Deciding to get into blogging is one of the best decisions I’ve ever made, but it’s definitely not a smooth sailing and easy as it may look on the outside. It may seem like bloggers just write up a few words about some free products and go about their days doing nothing much more, but there’s a lot more that goes into it. Let’s get real with some home truths about being a blogger…
Blogging is a lot of pressure
Blogging is a lot of pressure. No matter how much you feel like you achieve, there always feels like there’s more to be done. I’ve definitely had moments where I’ve felt like giving up on blogging all together – speaking from my own experience, sometimes it can be super frustrating when you’re just not getting the results you want. It’s hard not to see other amazing blogs and compare yourself (which you should try not to do) some months are way quieter than others, sometimes your stats aren’t where you’d like them to be, sometimes you don’t get opportunities that others may and honestly, sometimes it all just gets super deflating.
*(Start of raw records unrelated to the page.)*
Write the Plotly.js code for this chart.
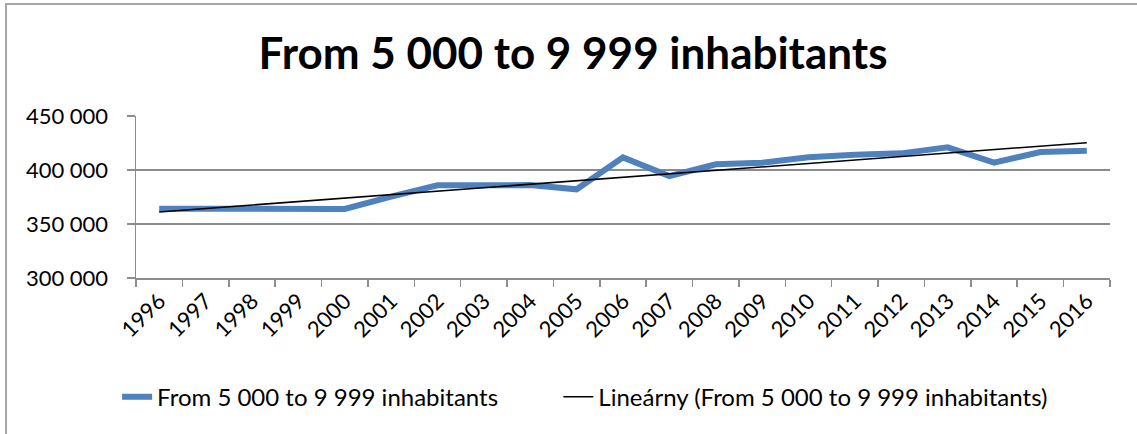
<!DOCTYPE html>
<html>
<head>
<meta charset="utf-8">
<script src="https://cdn.plot.ly/plotly-3.0.1.min.js"></script>
<style>
  html, body { margin: 0; padding: 0; background: #fff; }
  #chart { position: absolute; left: 0; top: 0; width: 1137px; height: 434px; }
  #frame { position: absolute; left: 5px; top: 3px; width: 1200px; height: 500px;
           border-left: 2px solid #a6a6a6; border-top: 2px solid #a6a6a6;
           pointer-events: none; z-index: 10; }
</style>
</head>
<body>
<div id="chart"></div>
<div id="frame"></div>
<script>
const years = ['1996','1997','1998','1999','2000','2001','2002','2003','2004','2005','2006',
               '2007','2008','2009','2010','2011','2012','2013','2014','2015','2016'];
const inhabitants = [364200, 364000, 364000, 364500, 364000, 375300, 385800, 385800, 386000, 382100, 411700,
                     394400, 405300, 406800, 411700, 414200, 415400, 421000, 406800, 416700, 417900];
const seriesName = 'From 5 000 to 9 999 inhabitants';
const trendName = 'Lineárny (From 5 000 to 9 999 inhabitants)';

// linear least-squares trend from the data
const n = inhabitants.length;
let sx = 0, sy = 0, sxx = 0, sxy = 0;
inhabitants.forEach((v, i) => { sx += i; sy += v; sxx += i * i; sxy += i * v; });
const slope = (n * sxy - sx * sy) / (n * sxx - sx * sx);
const intercept = (sy - slope * sx) / n;
const trend = inhabitants.map((v, i) => intercept + slope * i);

const font = 'Lato, "Open Sans", sans-serif';

const data = [
  { x: years, y: inhabitants, type: 'scatter', mode: 'lines',
    name: seriesName + '\u00a0'.repeat(9),
    line: { color: '#4f81bd', width: 6 } },
  { x: years, y: trend, type: 'scatter', mode: 'lines', name: trendName,
    line: { color: '#000000', width: 1.6 } }
];

const layout = {
  width: 1137, height: 434,
  margin: { l: 136, r: 27, t: 116, b: 156, autoexpand: false },
  paper_bgcolor: '#ffffff', plot_bgcolor: '#ffffff',
  separators: '. ',
  font: { family: font, color: '#000', size: 22 },
  title: { text: '<b>From 5 000 to 9 999 inhabitants</b>', x: 0.504, xanchor: 'center',
           y: 0.876, yanchor: 'middle', font: { family: font, size: 44, color: '#000' } },
  xaxis: {
    type: 'category', range: [-0.5, 20.5], tickangle: -45, tickson: 'boundaries',
    ticks: 'outside', ticklen: 7, tickcolor: '#8c8c8c', tickwidth: 1.5,
    showline: true, linecolor: '#8c8c8c', linewidth: 1.5,
    showgrid: false, zeroline: false,
    tickfont: { family: font, size: 22, color: '#000' }
  },
  yaxis: {
    range: [300000, 450000], dtick: 50000, tickformat: ',d',
    ticks: 'outside', ticklen: 8, tickcolor: '#8c8c8c', tickwidth: 1.5,
    showline: true, linecolor: '#8c8c8c', linewidth: 1.5,
    showgrid: true, gridcolor: '#8c8c8c', gridwidth: 1.5, zeroline: false,
    ticklabelstandoff: 14,
    tickfont: { family: font, size: 22, color: '#000' }
  },
  showlegend: true,
  legend: { orientation: 'h', x: 0.103, xanchor: 'left', xref: 'container',
            y: 0.085, yanchor: 'middle', yref: 'container',
            font: { family: font, size: 24, color: '#000' }, itemwidth: 30 }
};

Plotly.newPlot('chart', data, layout, { displayModeBar: false, staticPlot: true });
</script>
</body>
</html>
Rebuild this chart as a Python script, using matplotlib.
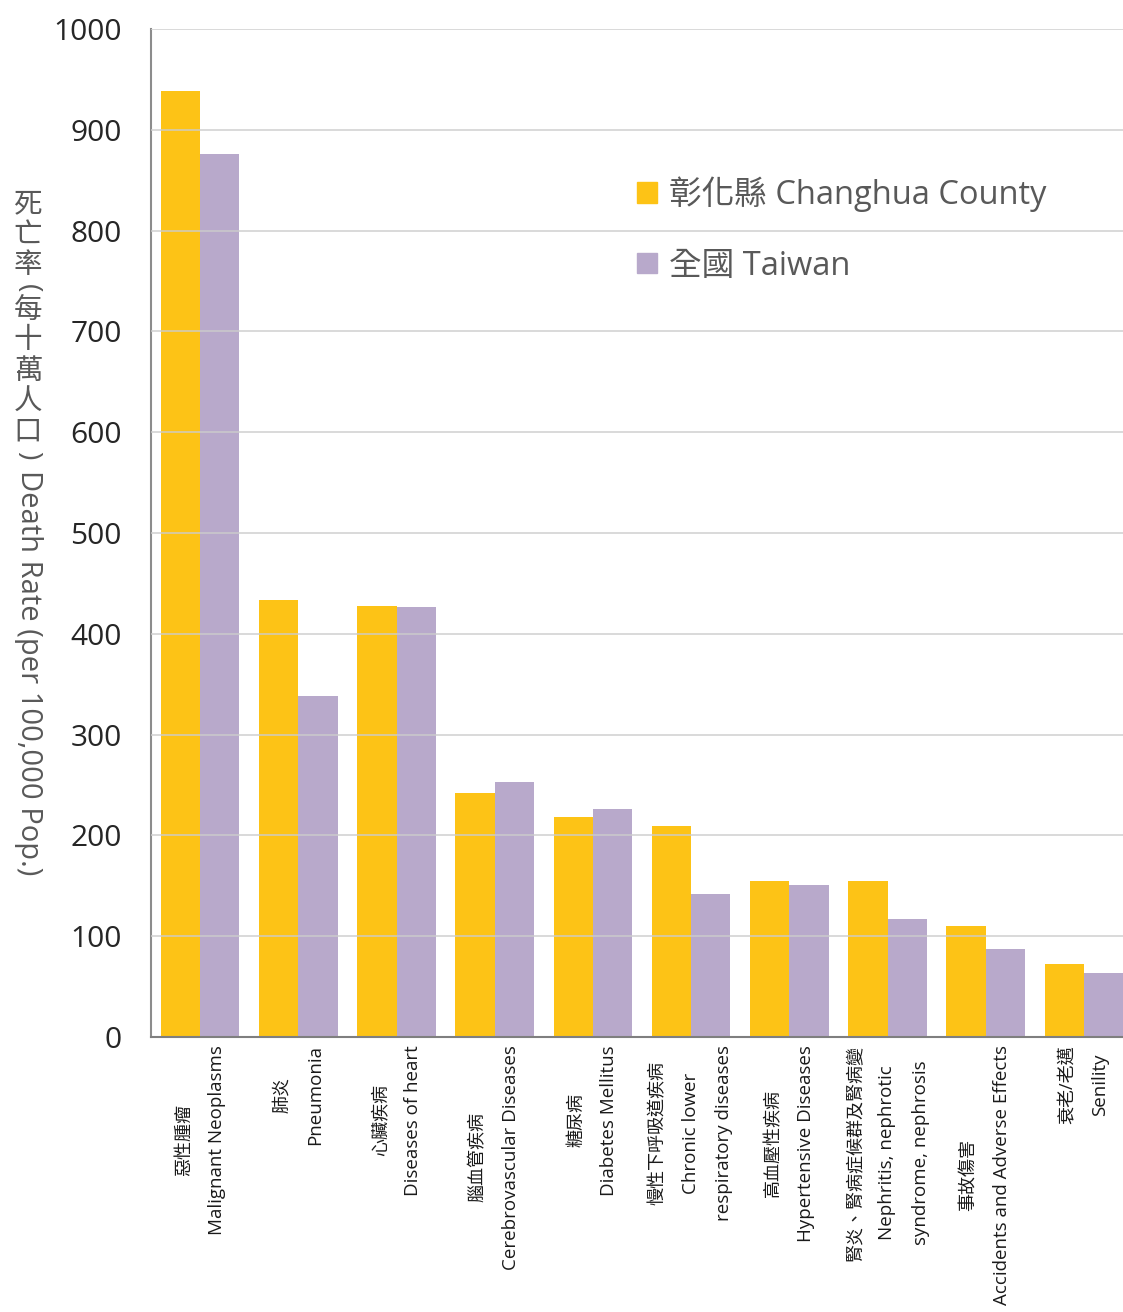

I always have to remind myself why I’m doing what I’m doing, and I constantly need to push myself to work harder and smarter to improve my blog. Even looking back to where my blog was last year, I can see a huge improvement, but it sometimes takes a bit of a mental battle to get there.
Blogging is too focused on image
A lot of blogging is really all about ‘image gang’, and it’s so easy to fall into the trap of trying to make your life seem super glamorous, exclusive and amazing. For example, a good example of this is Fashion Week – LFW is a great thing to experience and definitely a great thing to be able to go to, but it’s not as it seems to be on Instagram. It involves a lot of waiting around for shows to start, the shows themselves are often very short, and to get to the shows themselves you often have to reach out to whoever is working for the PR team at that show. I’ve been to a lot of amazing blogger events, and I would never make something out to be what it isn’t, but some blogger events really just aren’t as amazing and exclusive as they seem on social media. For some events, you may just come in, take a few pictures and admire a few clothes/accessories, maybe have a snack, then leave within 15 minutes! It’s always useful to keep that in mind when browsing through social media that of course on people are going to post their best images of whatever makes their life seem the most interesting – but always keep this in mind – things as very rarely as amazing on the outside as they may seem to be on social media.
Blogging is hard work
I guess to some people on the outside blogging may look like the easiest thing in the world – you take some photos, write some paragraphs, publish – done. But there’s actually a lot more to it than that, first of all you have to plan your posts ahead, very rarely do I just jump straight into writing without planning my thoughts around a post first. Then, everything needs to be in place for your photos – from the right lighting (which these days meant waking up at 6.30/40am before work such that I get some sunlight in), to the right backdrop all the way down to the right props (eBay can become your best friend for this). Photos take a while to edit, not to mention having to wade through the hundreds of options you took, and then writing, editing, and re-editing, to finally posting. But it never really ends there, as you need to promote it continuously over the days that follow and start planning for future posts, which – especially for outfit photos – sometimes involved tubing it down to somewhere cool Central London to get a nice background for some cool pics. And we haven’t even gotten into the admin – keeping up with e-mails, obligations, payments – it’s a lot.
Not everyone really understands it
I’m going to group blogging and YouTube-ing together here, as both fall under the very connected universe of being a ‘creator’. A lot of people just don’t get what it means to be a ‘creator’, and a lot of people still complain about how it’s not a real *job*. Granted, I work the weeks for many hours in an office in a corporate setting, which I enjoy and which is a decision I don’t regret making; but I do feel like blogging is almost a part time job – just because as your blog ages and develops, and you’re working with brands and planning content, it does become that little bit more professional. It definitely gets to me when people say that creators don’t have ‘real jobs’, as that’s basically saying that if it’s not in a office it’s not a ‘job’, when some of the most impressive people/entrepreneurs to date are not working 9-5 office jobs.
It’s a great experience
At the end of the day, I love being a blogger – you meet amazing people and get amazing opportunities, what isn’t there to love? Honestly, it keeps me sane. Although I’m always tough on myself, I do feel proud to see the content I’ve created and the few things I’ve been able to achieve here and there. If you know me, you know that I’ve always had a ‘side hustle’ outside my ‘main hustle’ (which was usually school, but is now work). For example, when I was 5 years old, I would come home from school and write stories, by the time I was entering my early teens, this had grown into fully fledged 100-page Microsoft Word novels. When I was 10, I started making website, and when I turned 15, I started selling web-designs to fellow bloggers. I love being able to have sometimes that I can call my own, the weekends are made for chilling – but I often spend them working on my own things. I guess that’s why I’m so interested in entrepreneurship and find it so inspiring to see people managing their own businesses. Having my blog means I’m able to build my own little brands, and content, that I can call ‘mine’, and I really do love that.